Tuesday, 14 December 2010

Cuts, Big Society & Decentralisation/Localism Equals The Big Bang

Combined with the massive cuts in public spending, the ConDem Government's Big Society initiative and its linked measures in the Decentralisation and Localism Bill will be like the Big Bang: destruction and chaos with no idea of what will emerge.

There will be five main response groups:

  • Monetarist extremists who believe the Government is not doing enough, like Rupert Murdoch.
  • Ostriches burying their heads in the sand believing that the Government is right because of the economic situation.
  • Outright oppositionists whose only weapons are anti-cuts campaigning, increased protest, and civil disobedience.
  • Engagers who argue that anti-cuts campaigning will have no effect and will try and salvage and build from the chaos.
Lastly, there are those, and I count myself among them, who are arguing that a multiple strategy including opposition and engagement is needed, to focus on the contradictions in the ConDem programme. Detailed arguments about this are discussed in my History & Social Action News 30 and the first issue of my Wandsworth Back To The Future newsletter, both available on request by email.

As one of those who has been working to build the Big Society over the last forty years, I recognise that it cannot be done without state money. In the 19thC the working and middle classes built an impressively large infrastructure of organisations covering life and medical insurance, unemployment support, medical services, housing and land development, retailing and production, farming, education and learning, and culture through mutual aid fundraising, supported by the philantrophy of the better off. Despite its ups and downs and inadequacies the Co-op movement is heir to this tradition, as is Nationwide Building Society and even the National Trust.

But the activists knew that all this effort could only alleviate, not solve the social and economic problems of the time. They campaigned for state provision because it was only through legislative intervention and funding that services to each down into society like education for all, better housing, planning control, etc. The municipal socialist agenda that emerged out of Battersea in the period of the New Unionist explosion remained central within the labour movement until its dismantling under Thatcher.

So the Big Society initiative is fine in principle but without funding to support it it is a fig leaf, a deceit, a con trick, it is the Emperor's New Clothes. But in order to convince a large section of the public that what the ConDem Government is doing is fundamentally wrong, and to try and salvage something, requires us creative engagement with the agenda, and to see how the powers in the Decentralisation and Localism Bill can be reshaped to be valuable tools in the arguments in every local authority about how to minimise the destruction. The Bill opens up new arenas for lobbying and campaigning.
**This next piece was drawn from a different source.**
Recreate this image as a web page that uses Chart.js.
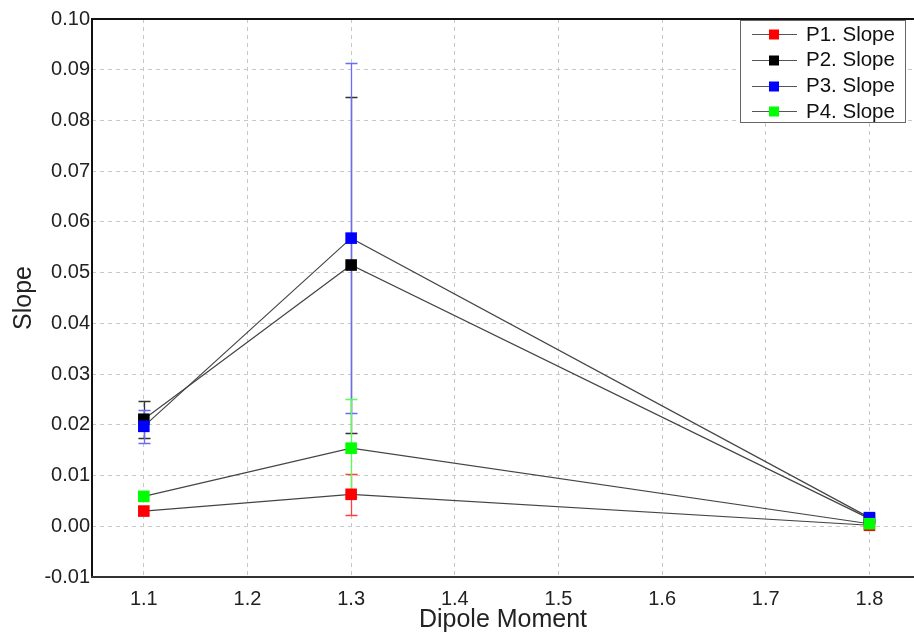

What the Tories need to understand is that they cannot control the consequences of their actions. While they will have expected a reaction form students, they clearly did not realise that this would re-energise the generation which cut its teeth in political action in the late 1960s/early 70s. Nor did they realise that their policy to withdraw EMA would radicalise a growing number of secondary school children. Future historians may well see that a key motivating factor in the student protest was the the background MPs expenses scandal. This helped many turn to the Lib Dems because they seemed to be more honest, but now see that they are just as prepared to betray them as they thought the other two Parties were.

When the police charged the Trafalgar free speech/right of assembly demonstrators in November 1887, who would have thought that the Police Commissioner of the day would have to resign, and that legislation would have to be passed to give the right of assembly in the Square? Who would have thought that the new emerging protest movement of that Bloody Sunday affair would have helped the Match-Girls to win their strike and spark alight the New Unionist explosion from 1889-92? And who would have thought that one of those who they imprisoned for his role at Trafalgar Square would be a major leader in that explosion and an MP from 1892.

The Liberals should ponder on their history. It was they who brought that man, John Burns, into their Cabinet. And while their Government that brought in old age pensions, national insurance, labour exchanges and town and country planning, it also ruled through a long prolonged period of civil unrest and protest: the suffragettes and the Great Unrest of the labour movement, and the Unionist threat of armed revolt in Ulster. They then made the great mistake after the First World War of allying with the Tories, leading in the turmoil of mass unemployment and protest to their collapse as a major political force.

A poem that made a big impression on me at school was Yeat's The Second Coming:

Turning and turning in the widening gyre
The falcon cannot hear the falconer;
Things fall apart; the centre cannot hold;
Mere anarchy is loosed upon the world,


That is what the ConDem's are unleashing. The problem is that Yeat's beast slouching towards Bethlehem might not be a resurgence of Labour or a new mass Socialist Party, but a new fascism.